SET TASK
Print only the lines from the top of the data through the line with "(15,667) rectangle (33,690);", both included, skipping every picture.

--- Start SOURCE EXCERPT ---

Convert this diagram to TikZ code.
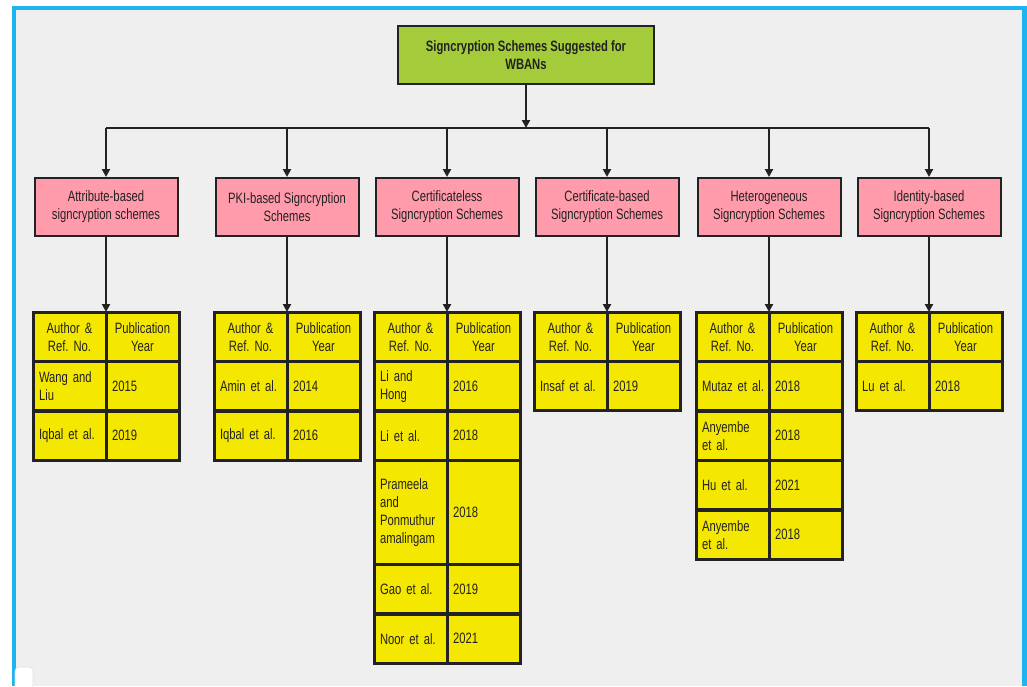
\documentclass[tikz,border=0pt]{standalone}
\usepackage{fontspec}
\setmainfont[FakeStretch=0.75]{Liberation Sans}
\usetikzlibrary{arrows.meta}

\definecolor{framec}{HTML}{1EB4F0}
\definecolor{bgc}{HTML}{EFEFEF}
\definecolor{linec}{HTML}{222222}
\definecolor{textc}{HTML}{222222}
\definecolor{rootc}{HTML}{A4CC3A}
\definecolor{catc}{HTML}{FF9BAA}
\definecolor{cellc}{HTML}{F5E800}

\newcommand\boxfont{\fontsize{11.25}{13.5}\selectfont\frenchspacing}

\tikzset{
  conn/.style={draw=linec, line width=1.5pt},
  arr/.style={conn, -{Triangle[length=6pt,width=6pt]}},
  rootbox/.style={draw=linec, line width=1.5pt, fill=rootc, minimum width=192pt,
    minimum height=43.5pt, align=center, font=\boxfont\bfseries, text=textc},
  catbox/.style={draw=linec, line width=1.5pt, fill=catc, minimum width=107.25pt,
    minimum height=43.5pt, align=center, text=textc},
  cell/.style={draw=linec, line width=2.25pt, fill=cellc, anchor=north west, outer sep=0pt,
    inner xsep=4.5pt, inner ysep=0pt, text width=45.75pt, minimum height=37.1pt, text=textc},
  headcell/.style={cell, align=center},
  datacell/.style={cell, align=left},
  tallcell/.style={datacell, minimum height=78pt}
}

\begin{document}
\begin{tikzpicture}[x=0.75pt, y=-0.75pt, font=\boxfont]
  % Boundary
  \useasboundingbox (0,0) rectangle (1027,686);
  \fill[white] (0,0) rectangle (1027,686);
  \fill[framec] (12,6) rectangle (1027,686);
  \fill[bgc] (16,10) rectangle (1022,686);
  \filldraw[fill=white, draw=black!12, rounded corners=3] (15,667) rectangle (33,690);

  % Root and categories
  \node[rootbox] (root) at (526,55) {Signcryption Schemes Suggested for\\WBANs};
  \coordinate (bus) at (526,128);
  \node[catbox] (att) at (106,207) {Attribute-based\\signcryption schemes};
  \node[catbox] (pki) at (287,207) {PKI-based Signcryption\\Schemes};
  \node[catbox] (cls) at (447,207) {Certificateless\\Signcryption Schemes};
  \node[catbox] (cbs) at (607,207) {Certificate-based\\Signcryption Schemes};
  \node[catbox] (het) at (769,207) {Heterogeneous\\Signcryption Schemes};
  \node[catbox] (ibs) at (929,207) {Identity-based\\Signcryption Schemes};

  % Bus
  \draw[arr] (root) -- (bus);
  \draw[conn] (att.north |- bus) -- (ibs.north |- bus);
  \foreach \c in {att,pki,cls,cbs,het,ibs}
    \draw[arr] (\c.north |- bus) -- (\c);

  % Tables
  \begin{scope}[shift={(106,312)}]
    \node[headcell] (att-ha) at (-73,0) {Author \&\\Ref. No.};
    \node[headcell] (att-hb) at (0,0) {Publication\\Year};
    \node[datacell] (att-1a) at (-73,49.5) {Wang and\\Liu};
    \node[datacell] (att-1b) at (0,49.5) {2015};
    \node[datacell] (att-2a) at (-73,99) {Iqbal et al.};
    \node[datacell] (att-2b) at (0,99) {2019};
  \end{scope}
  \begin{scope}[shift={(287,312)}]
    \node[headcell] (pki-ha) at (-73,0) {Author \&\\Ref. No.};
    \node[headcell] (pki-hb) at (0,0) {Publication\\Year};
    \node[datacell] (pki-1a) at (-73,49.5) {Amin et al.};
    \node[datacell] (pki-1b) at (0,49.5) {2014};
    \node[datacell] (pki-2a) at (-73,99) {Iqbal et al.};
    \node[datacell] (pki-2b) at (0,99) {2016};
  \end{scope}
  \begin{scope}[shift={(447,312)}]
    \node[headcell] (cls-ha) at (-73,0) {Author \&\\Ref. No.};
    \node[headcell] (cls-hb) at (0,0) {Publication\\Year};
    \node[datacell] (cls-1a) at (-73,49.5) {Li and\\Hong};
    \node[datacell] (cls-1b) at (0,49.5) {2016};
    \node[datacell] (cls-2a) at (-73,99) {Li et al.};
    \node[datacell] (cls-2b) at (0,99) {2018};
    \node[tallcell] (cls-3a) at (-73,148.5) {Prameela\\and\\Ponmuthur\\amalingam};
    \node[tallcell] (cls-3b) at (0,148.5) {2018};
    \node[datacell] (cls-4a) at (-73,252.5) {Gao et al.};
    \node[datacell] (cls-4b) at (0,252.5) {2019};
    \node[datacell] (cls-5a) at (-73,302) {Noor et al.};
    \node[datacell] (cls-5b) at (0,302) {2021};
  \end{scope}
  \begin{scope}[shift={(607,312)}]
    \node[headcell] (cbs-ha) at (-73,0) {Author \&\\Ref. No.};
    \node[headcell] (cbs-hb) at (0,0) {Publication\\Year};
    \node[datacell] (cbs-1a) at (-73,49.5) {Insaf et al.};
    \node[datacell] (cbs-1b) at (0,49.5) {2019};
  \end{scope}
  \begin{scope}[shift={(769,312)}]
    \node[headcell] (het-ha) at (-73,0) {Author \&\\Ref. No.};
    \node[headcell] (het-hb) at (0,0) {Publication\\Year};
    \node[datacell] (het-1a) at (-73,49.5) {\mbox{Mutaz et al.}};
    \node[datacell] (het-1b) at (0,49.5) {2018};
    \node[datacell] (het-2a) at (-73,99) {Anyembe\\et al.};
    \node[datacell] (het-2b) at (0,99) {2018};
    \node[datacell] (het-3a) at (-73,148.5) {Hu et al.};
    \node[datacell] (het-3b) at (0,148.5) {2021};
    \node[datacell] (het-4a) at (-73,198) {Anyembe\\et al.};
    \node[datacell] (het-4b) at (0,198) {2018};
  \end{scope}
  \begin{scope}[shift={(929,312)}]
    \node[headcell] (ibs-ha) at (-73,0) {Author \&\\Ref. No.};
    \node[headcell] (ibs-hb) at (0,0) {Publication\\Year};
    \node[datacell] (ibs-1a) at (-73,49.5) {Lu et al.};
    \node[datacell] (ibs-1b) at (0,49.5) {2018};
  \end{scope}

  % Category to table
  \foreach \c in {att,pki,cls,cbs,het,ibs}
    \draw[arr] (\c) -- (\c-ha.north east);
\end{tikzpicture}
\end{document}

--- End SOURCE EXCERPT ---

WRITTEN RESPONSE
Convert this diagram to TikZ code.
\documentclass[tikz,border=0pt]{standalone}
\usepackage{fontspec}
\setmainfont[FakeStretch=0.75]{Liberation Sans}
\usetikzlibrary{arrows.meta}

\definecolor{framec}{HTML}{1EB4F0}
\definecolor{bgc}{HTML}{EFEFEF}
\definecolor{linec}{HTML}{222222}
\definecolor{textc}{HTML}{222222}
\definecolor{rootc}{HTML}{A4CC3A}
\definecolor{catc}{HTML}{FF9BAA}
\definecolor{cellc}{HTML}{F5E800}

\newcommand\boxfont{\fontsize{11.25}{13.5}\selectfont\frenchspacing}

\tikzset{
  conn/.style={draw=linec, line width=1.5pt},
  arr/.style={conn, -{Triangle[length=6pt,width=6pt]}},
  rootbox/.style={draw=linec, line width=1.5pt, fill=rootc, minimum width=192pt,
    minimum height=43.5pt, align=center, font=\boxfont\bfseries, text=textc},
  catbox/.style={draw=linec, line width=1.5pt, fill=catc, minimum width=107.25pt,
    minimum height=43.5pt, align=center, text=textc},
  cell/.style={draw=linec, line width=2.25pt, fill=cellc, anchor=north west, outer sep=0pt,
    inner xsep=4.5pt, inner ysep=0pt, text width=45.75pt, minimum height=37.1pt, text=textc},
  headcell/.style={cell, align=center},
  datacell/.style={cell, align=left},
  tallcell/.style={datacell, minimum height=78pt}
}

\begin{document}
\begin{tikzpicture}[x=0.75pt, y=-0.75pt, font=\boxfont]
  % Boundary
  \useasboundingbox (0,0) rectangle (1027,686);
  \fill[white] (0,0) rectangle (1027,686);
  \fill[framec] (12,6) rectangle (1027,686);
  \fill[bgc] (16,10) rectangle (1022,686);
  \filldraw[fill=white, draw=black!12, rounded corners=3] (15,667) rectangle (33,690);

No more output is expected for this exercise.